___ Supplied records

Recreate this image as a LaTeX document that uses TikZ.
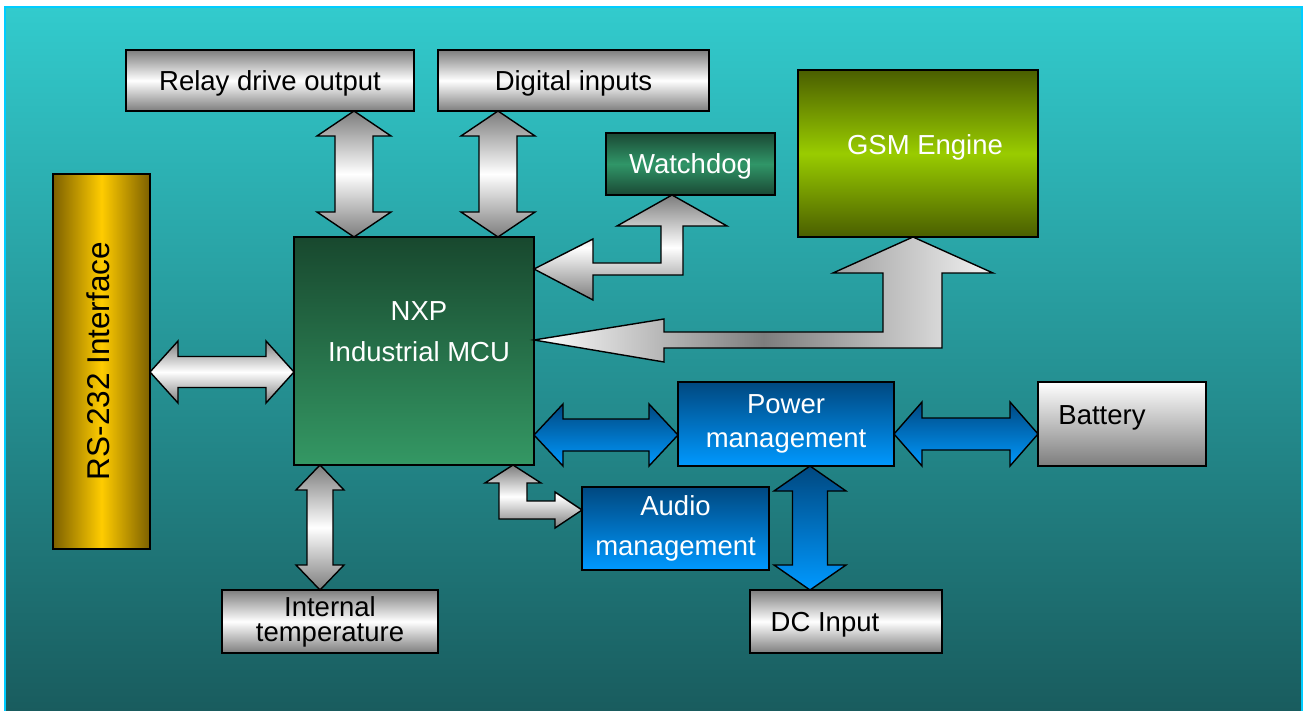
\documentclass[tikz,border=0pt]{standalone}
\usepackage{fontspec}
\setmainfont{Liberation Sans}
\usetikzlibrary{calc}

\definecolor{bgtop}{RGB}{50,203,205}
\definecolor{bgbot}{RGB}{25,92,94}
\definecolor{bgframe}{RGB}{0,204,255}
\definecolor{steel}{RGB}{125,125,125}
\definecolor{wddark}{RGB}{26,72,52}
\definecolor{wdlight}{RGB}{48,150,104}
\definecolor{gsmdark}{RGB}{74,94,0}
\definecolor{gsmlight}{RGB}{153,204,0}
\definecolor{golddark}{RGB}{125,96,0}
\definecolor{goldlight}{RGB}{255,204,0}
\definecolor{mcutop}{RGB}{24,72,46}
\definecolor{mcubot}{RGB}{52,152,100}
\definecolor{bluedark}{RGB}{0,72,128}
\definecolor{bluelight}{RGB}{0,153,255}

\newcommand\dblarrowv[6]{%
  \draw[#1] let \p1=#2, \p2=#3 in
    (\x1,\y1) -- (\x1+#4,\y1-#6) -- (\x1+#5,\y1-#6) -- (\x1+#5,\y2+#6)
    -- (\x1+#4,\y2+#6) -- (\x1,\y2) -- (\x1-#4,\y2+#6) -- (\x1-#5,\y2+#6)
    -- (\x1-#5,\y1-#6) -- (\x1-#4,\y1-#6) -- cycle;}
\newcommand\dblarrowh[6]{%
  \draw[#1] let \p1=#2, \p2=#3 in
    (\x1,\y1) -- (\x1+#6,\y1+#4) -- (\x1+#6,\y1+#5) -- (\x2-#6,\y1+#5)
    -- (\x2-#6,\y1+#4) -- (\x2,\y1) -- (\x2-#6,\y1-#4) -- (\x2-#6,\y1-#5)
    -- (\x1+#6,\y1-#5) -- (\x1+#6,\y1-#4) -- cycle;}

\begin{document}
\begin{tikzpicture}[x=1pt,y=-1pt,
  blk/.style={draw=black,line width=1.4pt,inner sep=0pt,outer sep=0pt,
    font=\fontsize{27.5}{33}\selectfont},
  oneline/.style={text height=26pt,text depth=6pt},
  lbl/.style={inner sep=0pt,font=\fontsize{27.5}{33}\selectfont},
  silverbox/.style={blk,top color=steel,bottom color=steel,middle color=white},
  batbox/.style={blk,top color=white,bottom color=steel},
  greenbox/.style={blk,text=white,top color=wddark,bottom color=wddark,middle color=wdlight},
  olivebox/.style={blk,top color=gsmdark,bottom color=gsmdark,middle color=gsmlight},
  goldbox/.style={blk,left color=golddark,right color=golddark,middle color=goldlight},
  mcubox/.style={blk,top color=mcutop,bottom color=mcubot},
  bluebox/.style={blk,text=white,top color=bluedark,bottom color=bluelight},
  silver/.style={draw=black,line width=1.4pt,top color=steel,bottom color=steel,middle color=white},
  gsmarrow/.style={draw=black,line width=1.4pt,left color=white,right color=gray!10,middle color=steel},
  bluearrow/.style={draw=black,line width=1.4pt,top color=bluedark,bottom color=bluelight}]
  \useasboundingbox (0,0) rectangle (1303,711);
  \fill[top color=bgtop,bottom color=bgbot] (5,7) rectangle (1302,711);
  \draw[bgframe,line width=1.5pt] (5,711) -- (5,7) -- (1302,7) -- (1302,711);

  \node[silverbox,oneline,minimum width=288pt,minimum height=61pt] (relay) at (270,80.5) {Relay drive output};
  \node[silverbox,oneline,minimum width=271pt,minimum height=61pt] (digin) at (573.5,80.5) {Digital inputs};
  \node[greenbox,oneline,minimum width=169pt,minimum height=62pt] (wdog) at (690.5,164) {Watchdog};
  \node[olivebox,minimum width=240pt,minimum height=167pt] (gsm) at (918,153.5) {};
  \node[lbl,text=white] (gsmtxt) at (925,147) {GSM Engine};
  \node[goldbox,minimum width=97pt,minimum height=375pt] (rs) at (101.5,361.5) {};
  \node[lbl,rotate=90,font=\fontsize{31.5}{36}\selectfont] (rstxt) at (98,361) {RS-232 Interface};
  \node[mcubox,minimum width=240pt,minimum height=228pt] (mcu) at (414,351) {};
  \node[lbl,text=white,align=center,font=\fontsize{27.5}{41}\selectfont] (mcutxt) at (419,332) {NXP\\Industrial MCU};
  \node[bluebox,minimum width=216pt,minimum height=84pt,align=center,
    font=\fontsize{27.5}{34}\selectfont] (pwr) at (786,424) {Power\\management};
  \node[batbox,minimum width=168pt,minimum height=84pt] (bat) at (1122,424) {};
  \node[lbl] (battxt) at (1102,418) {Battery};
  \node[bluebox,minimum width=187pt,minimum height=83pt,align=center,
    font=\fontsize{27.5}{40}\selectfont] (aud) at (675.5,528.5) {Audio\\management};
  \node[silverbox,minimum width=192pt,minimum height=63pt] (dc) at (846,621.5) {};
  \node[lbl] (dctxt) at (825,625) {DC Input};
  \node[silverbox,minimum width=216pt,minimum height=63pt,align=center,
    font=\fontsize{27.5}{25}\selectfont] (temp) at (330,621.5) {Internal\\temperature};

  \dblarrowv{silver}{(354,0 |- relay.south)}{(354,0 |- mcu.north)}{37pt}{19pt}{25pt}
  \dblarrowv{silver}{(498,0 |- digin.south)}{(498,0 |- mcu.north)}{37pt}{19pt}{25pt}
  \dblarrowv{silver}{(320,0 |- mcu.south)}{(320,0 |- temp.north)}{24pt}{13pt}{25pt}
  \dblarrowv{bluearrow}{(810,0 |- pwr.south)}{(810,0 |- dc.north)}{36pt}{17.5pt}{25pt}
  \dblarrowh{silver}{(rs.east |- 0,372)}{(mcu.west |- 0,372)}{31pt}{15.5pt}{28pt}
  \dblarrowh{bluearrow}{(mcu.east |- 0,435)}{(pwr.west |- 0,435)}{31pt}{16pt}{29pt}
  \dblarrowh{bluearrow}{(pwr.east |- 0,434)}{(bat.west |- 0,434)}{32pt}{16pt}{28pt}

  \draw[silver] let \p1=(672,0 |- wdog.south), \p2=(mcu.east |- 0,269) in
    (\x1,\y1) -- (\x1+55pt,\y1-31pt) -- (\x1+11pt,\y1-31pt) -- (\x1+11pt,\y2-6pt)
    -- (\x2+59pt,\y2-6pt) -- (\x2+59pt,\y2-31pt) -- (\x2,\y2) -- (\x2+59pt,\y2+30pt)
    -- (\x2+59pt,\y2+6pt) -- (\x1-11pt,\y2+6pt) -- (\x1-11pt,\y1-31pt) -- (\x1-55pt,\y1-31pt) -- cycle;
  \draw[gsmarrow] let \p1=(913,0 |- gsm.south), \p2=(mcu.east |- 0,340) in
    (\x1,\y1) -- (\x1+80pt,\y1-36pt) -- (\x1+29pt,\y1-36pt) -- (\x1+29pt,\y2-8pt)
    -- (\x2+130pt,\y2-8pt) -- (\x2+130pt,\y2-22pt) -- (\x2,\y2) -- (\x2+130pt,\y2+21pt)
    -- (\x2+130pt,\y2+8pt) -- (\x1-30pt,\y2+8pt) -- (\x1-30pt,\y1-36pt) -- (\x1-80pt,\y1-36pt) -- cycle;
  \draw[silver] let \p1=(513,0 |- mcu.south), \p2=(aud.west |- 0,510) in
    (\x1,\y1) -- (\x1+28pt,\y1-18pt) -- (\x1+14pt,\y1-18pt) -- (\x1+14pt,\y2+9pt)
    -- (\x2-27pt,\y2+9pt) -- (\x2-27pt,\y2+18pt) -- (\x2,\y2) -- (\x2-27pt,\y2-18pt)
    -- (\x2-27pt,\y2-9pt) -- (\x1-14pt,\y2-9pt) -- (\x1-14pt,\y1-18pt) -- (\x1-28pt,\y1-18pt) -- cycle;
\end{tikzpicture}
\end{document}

______
___ Supplied records

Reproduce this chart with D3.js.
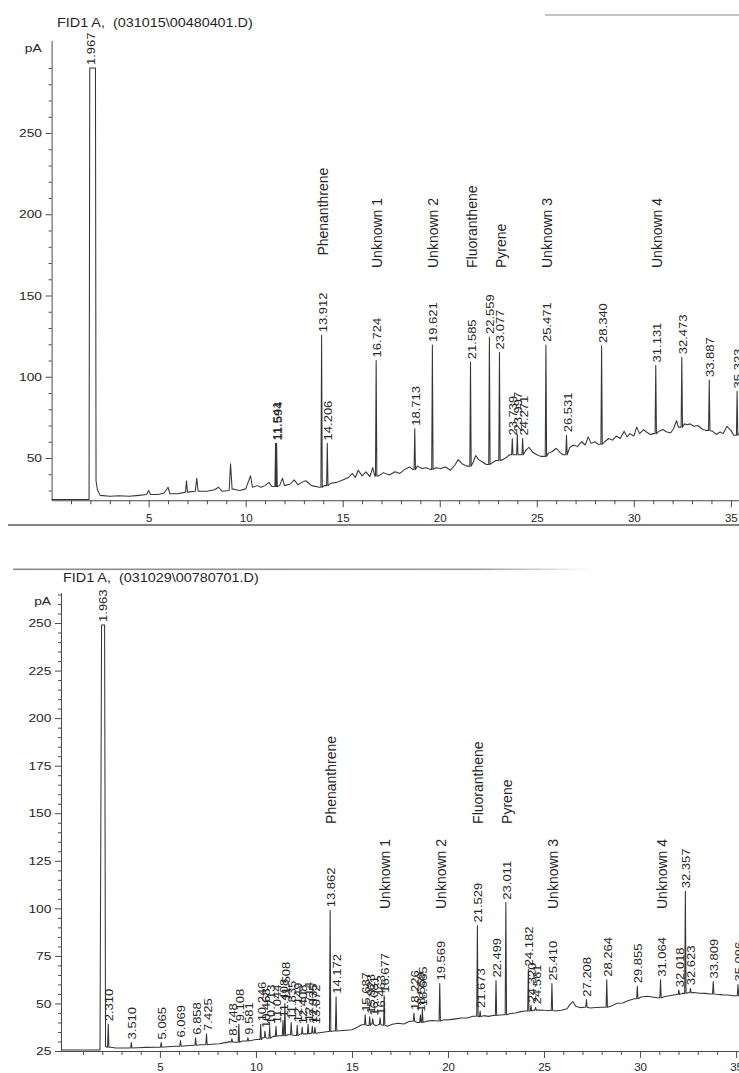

______

Exercise task >> From the listing above, restate verbatim the lines running from the one with "Recreate this image" through the one with "-- (\x1+#6,\y1-#5) -- (\x1+#6,\y1-#4)", inclusive, but not the pictures.

Worked answer >>
Recreate this image as a LaTeX document that uses TikZ.
\documentclass[tikz,border=0pt]{standalone}
\usepackage{fontspec}
\setmainfont{Liberation Sans}
\usetikzlibrary{calc}

\definecolor{bgtop}{RGB}{50,203,205}
\definecolor{bgbot}{RGB}{25,92,94}
\definecolor{bgframe}{RGB}{0,204,255}
\definecolor{steel}{RGB}{125,125,125}
\definecolor{wddark}{RGB}{26,72,52}
\definecolor{wdlight}{RGB}{48,150,104}
\definecolor{gsmdark}{RGB}{74,94,0}
\definecolor{gsmlight}{RGB}{153,204,0}
\definecolor{golddark}{RGB}{125,96,0}
\definecolor{goldlight}{RGB}{255,204,0}
\definecolor{mcutop}{RGB}{24,72,46}
\definecolor{mcubot}{RGB}{52,152,100}
\definecolor{bluedark}{RGB}{0,72,128}
\definecolor{bluelight}{RGB}{0,153,255}

\newcommand\dblarrowv[6]{%
  \draw[#1] let \p1=#2, \p2=#3 in
    (\x1,\y1) -- (\x1+#4,\y1-#6) -- (\x1+#5,\y1-#6) -- (\x1+#5,\y2+#6)
    -- (\x1+#4,\y2+#6) -- (\x1,\y2) -- (\x1-#4,\y2+#6) -- (\x1-#5,\y2+#6)
    -- (\x1-#5,\y1-#6) -- (\x1-#4,\y1-#6) -- cycle;}
\newcommand\dblarrowh[6]{%
  \draw[#1] let \p1=#2, \p2=#3 in
    (\x1,\y1) -- (\x1+#6,\y1+#4) -- (\x1+#6,\y1+#5) -- (\x2-#6,\y1+#5)
    -- (\x2-#6,\y1+#4) -- (\x2,\y1) -- (\x2-#6,\y1-#4) -- (\x2-#6,\y1-#5)
    -- (\x1+#6,\y1-#5) -- (\x1+#6,\y1-#4) -- cycle;}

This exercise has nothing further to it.